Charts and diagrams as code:
* START *
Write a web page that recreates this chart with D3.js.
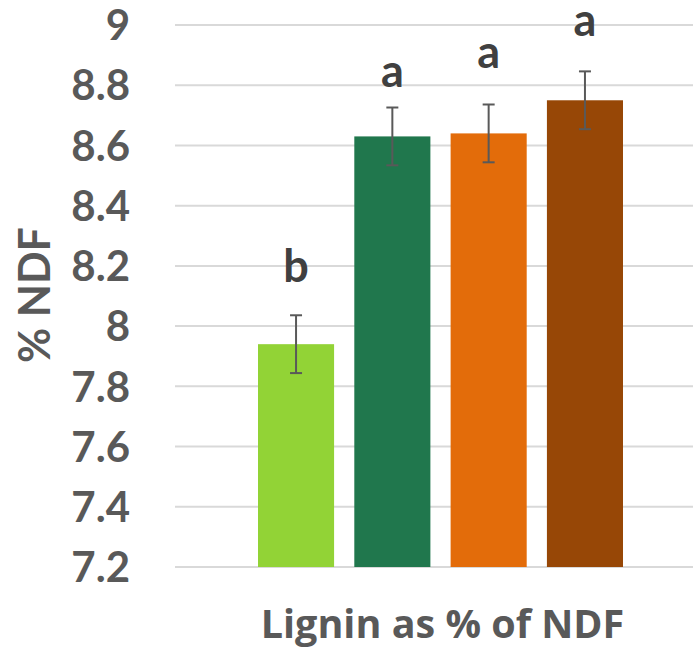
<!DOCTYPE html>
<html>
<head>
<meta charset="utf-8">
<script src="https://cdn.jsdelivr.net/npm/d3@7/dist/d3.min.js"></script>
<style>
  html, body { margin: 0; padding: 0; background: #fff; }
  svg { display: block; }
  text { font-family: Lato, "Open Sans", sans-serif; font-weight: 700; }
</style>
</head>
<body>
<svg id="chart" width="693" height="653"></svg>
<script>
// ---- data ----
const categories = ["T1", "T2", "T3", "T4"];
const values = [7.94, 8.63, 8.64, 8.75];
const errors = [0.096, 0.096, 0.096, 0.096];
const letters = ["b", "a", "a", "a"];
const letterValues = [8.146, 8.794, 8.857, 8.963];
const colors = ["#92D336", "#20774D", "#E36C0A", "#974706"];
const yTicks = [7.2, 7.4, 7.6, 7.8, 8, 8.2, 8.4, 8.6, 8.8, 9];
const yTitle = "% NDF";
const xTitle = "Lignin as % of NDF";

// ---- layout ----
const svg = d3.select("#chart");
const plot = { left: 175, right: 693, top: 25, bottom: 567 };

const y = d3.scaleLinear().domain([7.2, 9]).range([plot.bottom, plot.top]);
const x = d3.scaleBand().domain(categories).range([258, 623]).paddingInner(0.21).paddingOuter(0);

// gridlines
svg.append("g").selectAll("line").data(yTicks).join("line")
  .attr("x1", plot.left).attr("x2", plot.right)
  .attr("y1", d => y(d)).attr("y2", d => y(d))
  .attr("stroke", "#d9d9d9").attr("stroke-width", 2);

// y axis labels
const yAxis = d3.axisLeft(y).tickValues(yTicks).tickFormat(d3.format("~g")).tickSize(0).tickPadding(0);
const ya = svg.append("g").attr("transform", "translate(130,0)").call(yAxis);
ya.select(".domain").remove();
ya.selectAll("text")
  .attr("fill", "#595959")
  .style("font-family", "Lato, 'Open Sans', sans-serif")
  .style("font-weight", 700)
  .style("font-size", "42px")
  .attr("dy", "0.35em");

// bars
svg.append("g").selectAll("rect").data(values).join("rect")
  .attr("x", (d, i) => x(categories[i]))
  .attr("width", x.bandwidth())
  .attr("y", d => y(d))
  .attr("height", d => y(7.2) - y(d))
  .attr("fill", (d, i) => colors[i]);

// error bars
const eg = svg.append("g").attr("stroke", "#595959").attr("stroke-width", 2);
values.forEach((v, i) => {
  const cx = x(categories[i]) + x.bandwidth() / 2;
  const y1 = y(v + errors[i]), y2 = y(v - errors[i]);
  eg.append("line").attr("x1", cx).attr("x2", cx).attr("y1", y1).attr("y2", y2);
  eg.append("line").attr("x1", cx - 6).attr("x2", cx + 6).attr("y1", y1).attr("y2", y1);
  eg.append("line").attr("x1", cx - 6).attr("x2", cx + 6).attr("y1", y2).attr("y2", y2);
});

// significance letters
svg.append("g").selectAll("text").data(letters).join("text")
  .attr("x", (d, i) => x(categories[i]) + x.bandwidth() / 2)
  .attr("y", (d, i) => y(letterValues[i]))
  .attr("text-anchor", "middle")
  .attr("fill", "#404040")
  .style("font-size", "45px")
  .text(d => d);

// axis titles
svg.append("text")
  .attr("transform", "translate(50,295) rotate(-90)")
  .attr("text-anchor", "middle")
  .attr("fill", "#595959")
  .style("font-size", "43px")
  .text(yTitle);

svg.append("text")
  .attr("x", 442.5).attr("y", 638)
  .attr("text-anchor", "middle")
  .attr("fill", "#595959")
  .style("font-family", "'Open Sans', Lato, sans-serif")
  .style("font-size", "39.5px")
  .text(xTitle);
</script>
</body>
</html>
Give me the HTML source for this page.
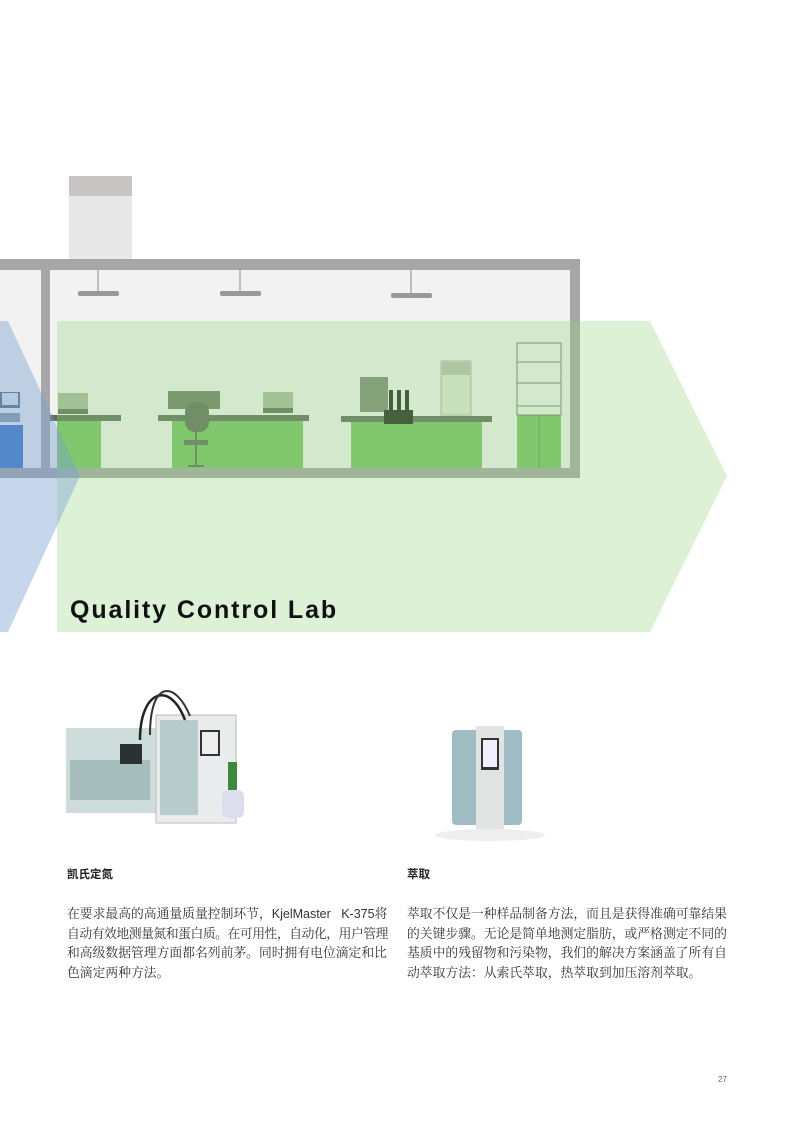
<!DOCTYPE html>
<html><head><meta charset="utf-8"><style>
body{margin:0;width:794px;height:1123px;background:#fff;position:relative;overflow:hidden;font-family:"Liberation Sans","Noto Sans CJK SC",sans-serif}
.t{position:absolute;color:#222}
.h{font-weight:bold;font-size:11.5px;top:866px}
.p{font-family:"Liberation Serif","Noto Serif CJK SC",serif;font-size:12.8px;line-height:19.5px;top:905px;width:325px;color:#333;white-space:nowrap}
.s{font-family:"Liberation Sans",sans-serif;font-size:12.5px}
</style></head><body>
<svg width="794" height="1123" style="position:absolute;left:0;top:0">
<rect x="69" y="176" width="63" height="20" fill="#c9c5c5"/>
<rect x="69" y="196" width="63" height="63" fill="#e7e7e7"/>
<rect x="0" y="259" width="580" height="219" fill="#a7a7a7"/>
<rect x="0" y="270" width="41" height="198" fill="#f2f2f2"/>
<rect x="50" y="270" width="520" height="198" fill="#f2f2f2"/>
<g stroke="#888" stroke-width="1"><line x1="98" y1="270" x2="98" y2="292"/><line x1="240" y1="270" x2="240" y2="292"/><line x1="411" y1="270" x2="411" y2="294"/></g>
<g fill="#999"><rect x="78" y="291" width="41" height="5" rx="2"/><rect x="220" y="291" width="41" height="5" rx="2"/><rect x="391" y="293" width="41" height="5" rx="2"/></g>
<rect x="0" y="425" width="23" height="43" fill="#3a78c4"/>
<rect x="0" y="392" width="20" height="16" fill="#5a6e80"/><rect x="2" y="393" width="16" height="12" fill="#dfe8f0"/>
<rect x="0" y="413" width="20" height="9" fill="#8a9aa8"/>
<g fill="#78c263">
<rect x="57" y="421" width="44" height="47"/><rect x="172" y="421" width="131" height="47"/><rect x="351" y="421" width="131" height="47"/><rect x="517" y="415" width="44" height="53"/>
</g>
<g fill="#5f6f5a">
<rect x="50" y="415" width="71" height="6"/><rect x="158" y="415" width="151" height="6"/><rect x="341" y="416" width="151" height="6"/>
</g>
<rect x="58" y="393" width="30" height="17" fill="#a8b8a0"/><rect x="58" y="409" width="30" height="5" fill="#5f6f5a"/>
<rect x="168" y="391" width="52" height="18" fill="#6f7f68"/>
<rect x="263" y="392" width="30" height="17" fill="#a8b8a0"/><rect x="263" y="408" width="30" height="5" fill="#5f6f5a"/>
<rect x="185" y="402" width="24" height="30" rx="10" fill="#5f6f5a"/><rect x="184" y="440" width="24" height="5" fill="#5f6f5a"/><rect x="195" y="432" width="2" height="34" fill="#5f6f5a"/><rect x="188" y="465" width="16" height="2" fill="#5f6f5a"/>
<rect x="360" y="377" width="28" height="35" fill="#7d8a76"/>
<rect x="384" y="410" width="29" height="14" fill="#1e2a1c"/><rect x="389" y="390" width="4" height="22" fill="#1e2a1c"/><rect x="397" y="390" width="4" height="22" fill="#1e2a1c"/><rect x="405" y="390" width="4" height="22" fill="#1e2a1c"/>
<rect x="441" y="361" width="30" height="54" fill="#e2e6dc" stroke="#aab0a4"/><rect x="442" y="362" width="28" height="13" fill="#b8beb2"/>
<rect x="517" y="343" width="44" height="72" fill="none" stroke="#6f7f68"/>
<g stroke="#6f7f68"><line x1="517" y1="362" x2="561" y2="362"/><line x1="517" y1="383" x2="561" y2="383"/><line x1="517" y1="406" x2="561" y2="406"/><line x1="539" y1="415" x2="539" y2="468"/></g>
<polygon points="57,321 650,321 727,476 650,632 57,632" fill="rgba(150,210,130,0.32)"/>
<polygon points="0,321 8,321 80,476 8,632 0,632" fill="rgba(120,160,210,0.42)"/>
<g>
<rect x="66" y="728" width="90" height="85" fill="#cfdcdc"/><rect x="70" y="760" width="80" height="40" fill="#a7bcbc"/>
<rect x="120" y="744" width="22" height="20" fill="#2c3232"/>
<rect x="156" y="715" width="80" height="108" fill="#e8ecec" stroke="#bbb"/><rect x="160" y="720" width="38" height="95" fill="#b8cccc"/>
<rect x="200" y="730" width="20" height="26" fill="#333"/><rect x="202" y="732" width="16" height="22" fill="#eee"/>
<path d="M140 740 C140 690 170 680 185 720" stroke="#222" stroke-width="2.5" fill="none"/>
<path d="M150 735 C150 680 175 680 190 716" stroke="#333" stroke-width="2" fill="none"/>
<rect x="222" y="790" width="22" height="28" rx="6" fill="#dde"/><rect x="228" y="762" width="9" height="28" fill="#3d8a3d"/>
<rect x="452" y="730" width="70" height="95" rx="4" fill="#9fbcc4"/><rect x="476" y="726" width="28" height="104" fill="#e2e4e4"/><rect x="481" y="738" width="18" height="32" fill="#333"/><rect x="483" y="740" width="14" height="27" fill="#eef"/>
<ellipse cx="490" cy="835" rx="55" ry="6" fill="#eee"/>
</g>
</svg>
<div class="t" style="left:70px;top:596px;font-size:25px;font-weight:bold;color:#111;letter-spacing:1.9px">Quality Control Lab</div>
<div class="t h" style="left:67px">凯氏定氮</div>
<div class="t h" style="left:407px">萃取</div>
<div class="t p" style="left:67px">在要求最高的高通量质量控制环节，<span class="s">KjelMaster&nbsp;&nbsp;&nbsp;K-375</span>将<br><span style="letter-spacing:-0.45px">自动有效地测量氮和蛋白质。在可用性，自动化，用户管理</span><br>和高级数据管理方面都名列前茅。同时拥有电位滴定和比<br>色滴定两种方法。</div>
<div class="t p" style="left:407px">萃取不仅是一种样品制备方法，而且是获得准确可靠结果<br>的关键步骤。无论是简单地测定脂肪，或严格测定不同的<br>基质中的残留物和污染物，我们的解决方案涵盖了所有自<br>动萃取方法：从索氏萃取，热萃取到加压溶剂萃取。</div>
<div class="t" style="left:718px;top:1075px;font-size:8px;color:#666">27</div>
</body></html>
* END *
**Exercise goal:** All lines from the start of the entries above through the line containing "i) => colors[i]);" are to be given again exactly; the pictures are not.

**Right answer:**
Write a web page that recreates this chart with D3.js.
<!DOCTYPE html>
<html>
<head>
<meta charset="utf-8">
<script src="https://cdn.jsdelivr.net/npm/d3@7/dist/d3.min.js"></script>
<style>
  html, body { margin: 0; padding: 0; background: #fff; }
  svg { display: block; }
  text { font-family: Lato, "Open Sans", sans-serif; font-weight: 700; }
</style>
</head>
<body>
<svg id="chart" width="693" height="653"></svg>
<script>
// ---- data ----
const categories = ["T1", "T2", "T3", "T4"];
const values = [7.94, 8.63, 8.64, 8.75];
const errors = [0.096, 0.096, 0.096, 0.096];
const letters = ["b", "a", "a", "a"];
const letterValues = [8.146, 8.794, 8.857, 8.963];
const colors = ["#92D336", "#20774D", "#E36C0A", "#974706"];
const yTicks = [7.2, 7.4, 7.6, 7.8, 8, 8.2, 8.4, 8.6, 8.8, 9];
const yTitle = "% NDF";
const xTitle = "Lignin as % of NDF";

// ---- layout ----
const svg = d3.select("#chart");
const plot = { left: 175, right: 693, top: 25, bottom: 567 };

const y = d3.scaleLinear().domain([7.2, 9]).range([plot.bottom, plot.top]);
const x = d3.scaleBand().domain(categories).range([258, 623]).paddingInner(0.21).paddingOuter(0);

// gridlines
svg.append("g").selectAll("line").data(yTicks).join("line")
  .attr("x1", plot.left).attr("x2", plot.right)
  .attr("y1", d => y(d)).attr("y2", d => y(d))
  .attr("stroke", "#d9d9d9").attr("stroke-width", 2);

// y axis labels
const yAxis = d3.axisLeft(y).tickValues(yTicks).tickFormat(d3.format("~g")).tickSize(0).tickPadding(0);
const ya = svg.append("g").attr("transform", "translate(130,0)").call(yAxis);
ya.select(".domain").remove();
ya.selectAll("text")
  .attr("fill", "#595959")
  .style("font-family", "Lato, 'Open Sans', sans-serif")
  .style("font-weight", 700)
  .style("font-size", "42px")
  .attr("dy", "0.35em");

// bars
svg.append("g").selectAll("rect").data(values).join("rect")
  .attr("x", (d, i) => x(categories[i]))
  .attr("width", x.bandwidth())
  .attr("y", d => y(d))
  .attr("height", d => y(7.2) - y(d))
  .attr("fill", (d, i) => colors[i]);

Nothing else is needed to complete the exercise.